EDIT: I initially used "William" as an example. Ironically, it turns out that name is only 57.6% male. Both Jack and Cindy are 90% male/female.

At least in the UK, Jack is a fairly common shortening of Jacqueline. The only way of determining a users gender is asking them directly, and if a person wishes to enter different values into different systems, all the more power to them.
"I initially used "William" as an example. Ironically, it turns out that name is only 57.6% male. Both Jack and Cindy are 90% male/female."

You have just used the numbers from the API as evidence of its own accuracy.

I get ~70% for a name I've never even heard of being used for a female.
Neat. Should probably call out that it's an API for "gender classification of english names". Did you build this mostly for learning/personal purposes?
This is great fun, could you embed share options? I could trigger a share-war amongst my friends!

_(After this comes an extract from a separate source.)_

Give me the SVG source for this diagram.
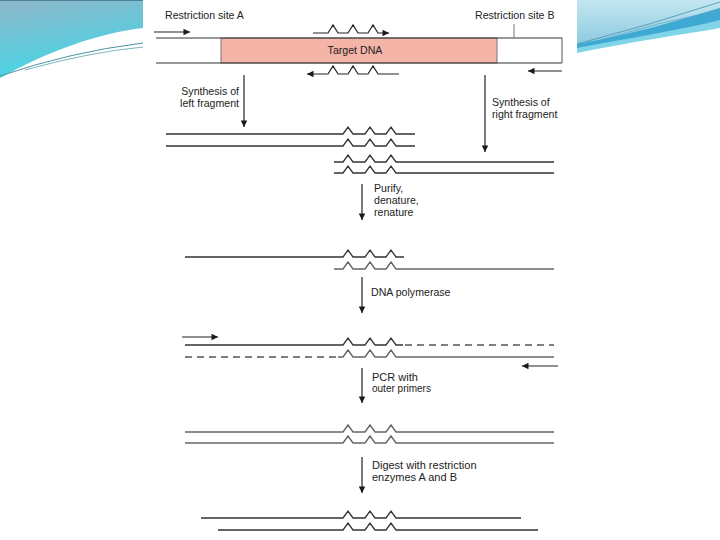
<svg xmlns="http://www.w3.org/2000/svg" width="720" height="540" viewBox="0 0 720 540">
<defs>
<linearGradient id="gl" x1="0" y1="0" x2="0.3" y2="1">
<stop offset="0" stop-color="#8fb6c9"/>
<stop offset="1" stop-color="#45d6e6"/>
</linearGradient>
<linearGradient id="gr" x1="0" y1="0" x2="0" y2="1">
<stop offset="0" stop-color="#c4e6f0"/>
<stop offset="1" stop-color="#8ccbe0"/>
</linearGradient>
<marker id="ah" viewBox="0 0 10 10" refX="10" refY="5" markerWidth="9" markerHeight="6.5" markerUnits="userSpaceOnUse" orient="auto">
<path d="M0,0 L10,5 L0,10 Z" fill="#1a1a1a"/>
</marker>
<style>
.t{font-family:"Liberation Sans",Arial,sans-serif;font-size:10.6px;fill:#222}
.s{fill:none;stroke:#333;stroke-width:1.3}
.g{fill:none;stroke:#666;stroke-width:1.4}
.d{fill:none;stroke:#555;stroke-width:1.3;stroke-dasharray:7 5}
.a{fill:none;stroke:#222;stroke-width:1.2;marker-end:url(#ah)}
</style>
</defs>
<rect width="720" height="540" fill="#fff"/>
<g id="slide-decoration">
<path d="M0,0 H143 V28 C100,33 50,50 0,78 Z" fill="url(#gl)"/>
<path d="M0,76 Q70,52 143,43" fill="none" stroke="#4a94a4" stroke-width="1"/>
<path d="M25,70 Q90,52 143,47" fill="none" stroke="#5aa0b0" stroke-width="0.8"/>
<line x1="0" y1="0.5" x2="720" y2="0.5" stroke="#4a7f95" stroke-width="1"/>
<path d="M577,0 H720 V28 C680,35 630,42 577,53 Z" fill="#7fd4e8"/>
<path d="M577,0 H720 V8 C680,20 630,35 577,44 Z" fill="url(#gr)"/>
<path d="M577,44 C630,35 680,20 720,8 V20 C680,30 630,38 577,48 Z" fill="#3fa9d4"/>
<path d="M577,44 Q650,25 720,2" fill="none" stroke="#4a90b0" stroke-width="0.8"/>
<path d="M600,40 Q660,22 720,10" fill="none" stroke="#5aa0c0" stroke-width="0.7"/>
<rect x="143" y="0" width="434" height="540" fill="#fff"/>
</g>
<g id="labels">
<text class="t" x="165" y="19">Restriction site A</text>
<text class="t" x="475" y="19">Restriction site B</text>
<text class="t" x="239" y="95" text-anchor="end">Synthesis of</text>
<text class="t" x="239" y="107" text-anchor="end">left fragment</text>
<text class="t" x="492" y="106">Synthesis of</text>
<text class="t" x="492" y="118">right fragment</text>
<text class="t" x="374" y="192">Purify,</text>
<text class="t" x="374" y="204">denature,</text>
<text class="t" x="374" y="216">renature</text>
<text class="t" x="371" y="296">DNA polymerase</text>
<text class="t" x="372" y="381" style="font-size:11px">PCR with</text>
<text class="t" x="372" y="392" style="font-size:10px">outer primers</text>
<text class="t" x="372" y="469" style="font-size:11px">Digest with restriction</text>
<text class="t" x="372" y="481" style="font-size:11px">enzymes A and B</text>
</g>
<g id="target-dna">
<rect x="221" y="38" width="276" height="25" fill="#f4b4a8" stroke="#777" stroke-width="1"/>
<line x1="156" y1="38" x2="562" y2="38" stroke="#333" stroke-width="1.2"/>
<line x1="156" y1="63" x2="562" y2="63" stroke="#333" stroke-width="1.2"/>
<line x1="562" y1="38" x2="562" y2="63" stroke="#555" stroke-width="1"/>
<line x1="514" y1="24" x2="514" y2="38" stroke="#777" stroke-width="1"/>
<text class="t" x="355" y="54" text-anchor="middle">Target DNA</text>
</g>
<g id="left-fragment">
<path class="s" d="M166,134 H343 L348,127 L353,134 H365 L370,127 L375,134 H386 L391,127 L396,134 H415"/>
<path class="s" d="M166,146 H343 L348,139 L353,146 H365 L370,139 L375,146 H386 L391,139 L396,146 H415"/>
</g>
<g id="right-fragment">
<path class="s" d="M334,162 H343 L348,155 L353,162 H365 L370,155 L375,162 H386 L391,155 L396,162 H554"/>
<path class="s" d="M334,173 H343 L348,166 L353,173 H365 L370,166 L375,173 H386 L391,166 L396,173 H554"/>
</g>
<g id="renatured">
<path class="s" d="M185,257 H343 L348,250 L353,257 H365 L370,250 L375,257 H386 L391,250 L396,257 H404"/>
<path class="g" d="M334,269 H343 L348,262 L353,269 H365 L370,262 L375,269 H386 L391,262 L396,269 H554"/>
</g>
<g id="extended">
<path class="s" d="M185,345 H343 L348,338 L353,345 H365 L370,338 L375,345 H386 L391,338 L396,345 H403"/>
<line class="d" x1="405" y1="345" x2="554" y2="345"/>
<line class="d" x1="185" y1="357" x2="338" y2="357"/>
<path class="g" d="M338,357 H343 L348,350 L353,357 H365 L370,350 L375,357 H386 L391,350 L396,357 H554"/>
</g>
<g id="amplified">
<path class="g" d="M185,432 H343 L348,425 L353,432 H365 L370,425 L375,432 H386 L391,425 L396,432 H554"/>
<path class="g" d="M185,443 H343 L348,436 L353,443 H365 L370,436 L375,443 H386 L391,436 L396,443 H554"/>
</g>
<g id="digested">
<path class="s" d="M201,518 H343 L348,511 L353,518 H365 L370,511 L375,518 H386 L391,511 L396,518 H521"/>
<path class="s" d="M218,530 H343 L348,523 L353,530 H365 L370,523 L375,530 H386 L391,523 L396,530 H538"/>
</g>
<g id="connectors">
<line class="a" x1="154" y1="32" x2="190" y2="32"/>
<path class="a" d="M313,33 H328 L333,25 L338,33 H348 L353,25 L358,33 H368 L373,25 L378,33 H389"/>
<path class="a" d="M399,74 H378 L373,66 L368,74 H358 L353,66 L348,74 H338 L333,66 L328,74 H307"/>
<line class="a" x1="562" y1="71" x2="528" y2="71"/>
<line class="a" x1="244" y1="75" x2="244" y2="127"/>
<line class="a" x1="485" y1="75" x2="485" y2="152"/>
<line class="a" x1="362" y1="184" x2="362" y2="220"/>
<line class="a" x1="362" y1="277" x2="362" y2="313"/>
<line class="a" x1="182" y1="337" x2="218" y2="337"/>
<line class="a" x1="558" y1="366" x2="522" y2="366"/>
<line class="a" x1="362" y1="368" x2="362" y2="403"/>
<line class="a" x1="362" y1="457" x2="362" y2="493"/>
</g>
</svg>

  if probability == "59.369936" {
    probability = "?"
    gender = "unknown"
  }
I spend a lot of time choosing gender neutral names for story based scenarios in proposals (the joys of corporate work).

http://en.wikipedia.org/wiki/Unisex_name has been mentioned elsewhere, but I've found it pretty useful.

Unlike a lot of people here, I don't think there is anything wrong with an API like this. It's true that it isn't culturally neutral, but there are times when any piece of information is useful.

I think it is important to make a distinction between gender and sex [1]. The link below is a makes a pretty good distinction between the two.

"Sex" refers to the biological and physiological characteristics that define men and women.

"Gender" refers to the socially constructed roles, behaviours, activities, and attributes that a given society considers appropriate for men and women.